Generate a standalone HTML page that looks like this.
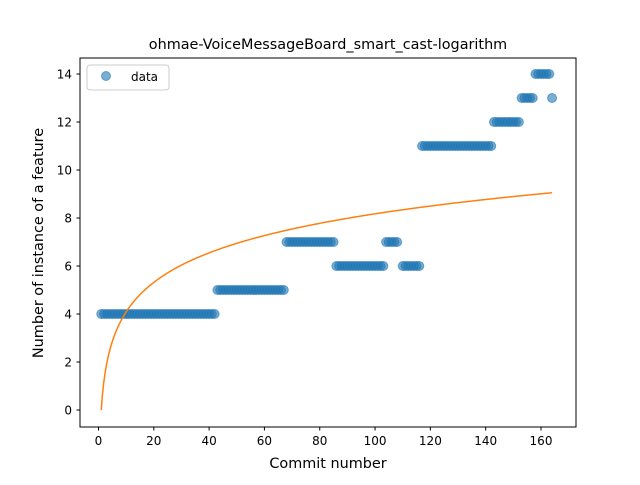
<!DOCTYPE html>
<html><head><meta charset="utf-8"><style>
body{margin:0;background:#fff;}
svg text{font-family:"DejaVu Sans","Liberation Sans",sans-serif;}
</style></head><body>
<svg id="chart" width="640" height="480" xmlns="http://www.w3.org/2000/svg">
<rect width="640" height="480" fill="#fff"/>
<text x="328" y="49" text-anchor="middle" font-size="14.4">ohmae-VoiceMessageBoard_smart_cast-logarithm</text>
<g id="marks"></g>
<rect x="80" y="58" width="496" height="369" fill="none" stroke="#000" stroke-width="1"/>
<g id="axes"></g>
<text x="328" y="468" text-anchor="middle" font-size="14.4">Commit number</text>
<text transform="translate(43,243) rotate(-90)" text-anchor="middle" font-size="14.4">Number of instance of a feature</text>
<g>
<rect x="87" y="65" width="82" height="25" rx="3" fill="#fff" stroke="#ccc"/>
<circle cx="106" cy="76" r="4.5" fill="#1f77b4" fill-opacity="0.6" stroke="#1f77b4" stroke-opacity="0.6"/>
<text x="131" y="81" font-size="12">data</text>
</g>
</svg>
<script>
const segStarts = [1, 43, 68, 86, 104, 110, 117, 143, 153, 158, 164];
const segEnds   = [42, 67, 85, 103, 108, 116, 142, 152, 157, 163, 164];
const segValues = [4, 5, 7, 6, 7, 6, 11, 12, 13, 14, 13];
const fitA = 1.775;
const fitB = 0;
const xTicks = [0, 20, 40, 60, 80, 100, 120, 140, 160];
const yTicks = [0, 2, 4, 6, 8, 10, 12, 14];

const ns = "http://www.w3.org/2000/svg";
const xS = v => 98.5 + v * (541 - 98.5) / 160;
const yS = v => 410 - v * 24;
const marks = document.getElementById('marks');
const axes = document.getElementById('axes');
function mk(tag, attrs, parent){const e=document.createElementNS(ns,tag);for(const k in attrs)e.setAttribute(k,attrs[k]);parent.appendChild(e);return e;}

for(let s=0;s<segStarts.length;s++){
  for(let x=segStarts[s];x<=segEnds[s];x++){
    const c=mk('circle',{cx:xS(x),cy:yS(segValues[s]),r:4.5,fill:'#1f77b4','fill-opacity':0.6,stroke:'#1f77b4','stroke-opacity':0.6},marks);
    
    
  }
}
let d='';
for(let x=1;x<=164;x+=0.25){d+=(d?'L':'M')+xS(x).toFixed(2)+','+yS(fitA*Math.log(x)+fitB).toFixed(2);}
const fl=mk('path',{d:d,fill:'none',stroke:'#ff7f0e','stroke-width':1.5},marks);



xTicks.forEach(t=>{
  const l=mk('line',{x1:xS(t),x2:xS(t),y1:427,y2:430.5,stroke:'#000'},axes);
  
  
  const tx=mk('text',{x:xS(t),y:445,'text-anchor':'middle','font-size':12},axes);
  tx.textContent=t;
  
  
});
yTicks.forEach(t=>{
  const l=mk('line',{x1:76.5,x2:80,y1:yS(t),y2:yS(t),stroke:'#000'},axes);
  
  
  const tx=mk('text',{x:72,y:yS(t)+4.5,'text-anchor':'end','font-size':12},axes);
  tx.textContent=t;
  
  
});
</script>
</body></html>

══════

→ **PROBLEM STATEMENT**: Leave out the pictures and copy the rest of the material above exactly.

→ **ANSWER TO THE PROBLEM**:
Generate a standalone HTML page that looks like this.
<!DOCTYPE html>
<html><head><meta charset="utf-8"><style>
body{margin:0;background:#fff;}
svg text{font-family:"DejaVu Sans","Liberation Sans",sans-serif;}
</style></head><body>
<svg id="chart" width="640" height="480" xmlns="http://www.w3.org/2000/svg">
<rect width="640" height="480" fill="#fff"/>
<text x="328" y="49" text-anchor="middle" font-size="14.4">ohmae-VoiceMessageBoard_smart_cast-logarithm</text>
<g id="marks"></g>
<rect x="80" y="58" width="496" height="369" fill="none" stroke="#000" stroke-width="1"/>
<g id="axes"></g>
<text x="328" y="468" text-anchor="middle" font-size="14.4">Commit number</text>
<text transform="translate(43,243) rotate(-90)" text-anchor="middle" font-size="14.4">Number of instance of a feature</text>
<g>
<rect x="87" y="65" width="82" height="25" rx="3" fill="#fff" stroke="#ccc"/>
<circle cx="106" cy="76" r="4.5" fill="#1f77b4" fill-opacity="0.6" stroke="#1f77b4" stroke-opacity="0.6"/>
<text x="131" y="81" font-size="12">data</text>
</g>
</svg>
<script>
const segStarts = [1, 43, 68, 86, 104, 110, 117, 143, 153, 158, 164];
const segEnds   = [42, 67, 85, 103, 108, 116, 142, 152, 157, 163, 164];
const segValues = [4, 5, 7, 6, 7, 6, 11, 12, 13, 14, 13];
const fitA = 1.775;
const fitB = 0;
const xTicks = [0, 20, 40, 60, 80, 100, 120, 140, 160];
const yTicks = [0, 2, 4, 6, 8, 10, 12, 14];

const ns = "http://www.w3.org/2000/svg";
const xS = v => 98.5 + v * (541 - 98.5) / 160;
const yS = v => 410 - v * 24;
const marks = document.getElementById('marks');
const axes = document.getElementById('axes');
function mk(tag, attrs, parent){const e=document.createElementNS(ns,tag);for(const k in attrs)e.setAttribute(k,attrs[k]);parent.appendChild(e);return e;}

for(let s=0;s<segStarts.length;s++){
  for(let x=segStarts[s];x<=segEnds[s];x++){
    const c=mk('circle',{cx:xS(x),cy:yS(segValues[s]),r:4.5,fill:'#1f77b4','fill-opacity':0.6,stroke:'#1f77b4','stroke-opacity':0.6},marks);
    
    
  }
}
let d='';
for(let x=1;x<=164;x+=0.25){d+=(d?'L':'M')+xS(x).toFixed(2)+','+yS(fitA*Math.log(x)+fitB).toFixed(2);}
const fl=mk('path',{d:d,fill:'none',stroke:'#ff7f0e','stroke-width':1.5},marks);



xTicks.forEach(t=>{
  const l=mk('line',{x1:xS(t),x2:xS(t),y1:427,y2:430.5,stroke:'#000'},axes);
  
  
  const tx=mk('text',{x:xS(t),y:445,'text-anchor':'middle','font-size':12},axes);
  tx.textContent=t;
  
  
});
yTicks.forEach(t=>{
  const l=mk('line',{x1:76.5,x2:80,y1:yS(t),y2:yS(t),stroke:'#000'},axes);
  
  
  const tx=mk('text',{x:72,y:yS(t)+4.5,'text-anchor':'end','font-size':12},axes);
  tx.textContent=t;
  
  
});
</script>
</body></html>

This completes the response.